Dominantly GAS, Minor OIL

The Aptian MFS source rock interval is present across most of the Scotian basin save for its northern margin. On the shelf, the Naskapi is positioned high in the stratigraphic section, and as a transgressive succession at the base of the Logan Canyon Formation separates the overlying Cree Member from the Missisauga Formation.  It is hard to discern within the shale-dominated slope region though can be identified biostratigraphically. 

The Naskapi Temis™ transformation ratio (TR) map indicates it is immature except within a narrow northeast-southwest trending band in the Sable Subbasin where it is more deeply buried (Figure 4.9). This band transects the northern parts of Parcels 4-5 and southern parts of Parcels 2-3. The locus of deposition (as mapped in 2011) is in the thick depocentre between the Annapolis G-25 and Chebucto K-90 wells. Here and along trend the sediments entered the maturation window (TR=5%) at about 108 Ma (Albian) and were rapidly buried into the Late Cretaceous (OETR, 2011; Plate 7-3-2-3a).  In these local troughs the TR locally exceeds 80% but outside of this band the almost all the Naskapi is modelled as immature (TR<5%) and never reaching fully maturity. The Naskapi’s oil mass fraction is modelled to be low to moderate (30-50%) though is known as being mostly gas-prone (OETR, 2011; Plate 7-3-2-3b).  Likewise it has very limited expulsion over a very small area following the outer shelf margin band.

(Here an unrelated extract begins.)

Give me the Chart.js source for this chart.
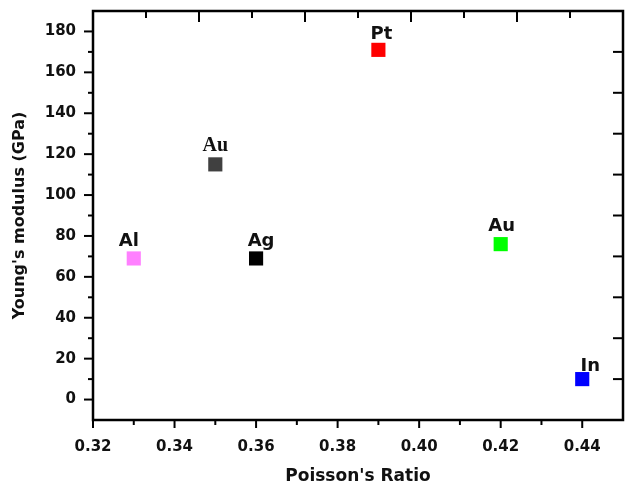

The Common Risk Segment (CRS) maps (Figure 4.10) show high probability / low risk for the Naskapi source rock existing within the Sable Subbasin with associated low risk for short (20 km) lateral migration. This region covers all of Parcels 1-3 and most of 4-5, with Parcel 6 having low risk to the northwest and high risk in its southern deeper portions. It is unlikely that any potential exists in the deep water slope though small isolated pockets within salt minibasins could be present though with limited generative capacity for mostly gas. The Naskapi is thus considered as a minor gas-prone source rock in the NS16-1 parcels.

Hydrocarbons

The Scotian Basin is primarily gas-prone based on the great volume of source rock successions that had significant input from deltaic depositional systems. Most discoveries and production were of gas with associated condensates, yet there are a number of significant oil shows and discoveries, and previous oil production. For the wells in the NS16-1 Call region, these are tabulated in Table 4.2.

Since the late 1970s, researchers have undertaken analyses of these liquids in order to classify them and derive information related information on maturation and source rock relationships. Powell and Snowdon (1979) defined three oil and condensate families source predominantly by terrestrially dominated deltaic and marine shales of the Mic Mac, Missisauga and Verrill Canyon formations. In the 1990s, P.K. Mukhopadhyay undertook a comprehensive study of Scotian Basin hydrocarbon and source rock characterizations and relationships in association with the Geological Survey of Canada with a number of important papers and research contributions published.  Mukhopadhyay et al. (1995), using cluster analysis of polyaromatic compounds, defined two oil families. Group I is comprised of high maturity condensates and associated gas derived from a terrestrial source (Type IIB/III kerogens). Group II oils from the Cohasset-Panuke-Balmoral fields suggest a marine source generated from mixed organic matter types (Type IIA/III kerogens).

In a geochemical analysis of oils and condensates from the Sable Subbasin, Illich et al. (1999) defined five oil families (three larger groupings). Two Families, A and B, were determined to have been generated from terrestrial type (III) organic matter from two closely related sources. The third, Family C, may represent the products of oil mixing since they have geochemical compositions indicative of terrestrial (Type III prodeltaic) and marine (Type II, carbonate-rich) source rocks. The remaining oils were grouped into two catch-all families, D and E. These contain very mature oils, some with unique compositions, and others that might be contaminated with drilling additives. They all have slightly different maturities that could represent separate source intervals. A Family D oil from the Venture D-23 well (4889m, DST No.4, 6-Upper Sand, Missisauga Fm.*) contained an above background level of gammacerane though the source rock and its age is unknown, but could be from an older, Early Jurassic source. (* Note: Illich et al. (1999) do not indicate the formation and DST number, and the 4771 m sample depth is incorrect.)

Fowler and Obermajer (2001) defined three families of liquid hydrocarbons (1, 2 and 3a / 3b) in the Scotian Basin. Each has characteristic properties, maturation profiles and geographic separation suggesting they came from separate source rocks, with most sourced from terrestrially-derived organic matter (Type II-III). The high gravity (47-55 API) oils from the Cohasset, Panuke, Balmoral, and Penobscot fields are from Family 1 and are probably the least mature. Family 2 oils are found in the Arcadia, Banquereau, Glenelg and North Triumph shelf-edge fields in the Sable Subbasin and were generated from rocks with greater levels of higher land plant material than the others, or, that they are less mature. Family 3 oils may be due to a mixture of the Family 1 and 2 oils. Since Family 1 oils are only found in the Cohasset area on the west side of the Sable Subbasin, and Family 2 in the North Triumph area in the south, this significant geographic separation supports the interpretation that they are from different sources. This study indicated that the Scotian basin oils and condensates had Ro equivalents of between 0.7 and 0.94% confirming they were generated in the central part of the oil window.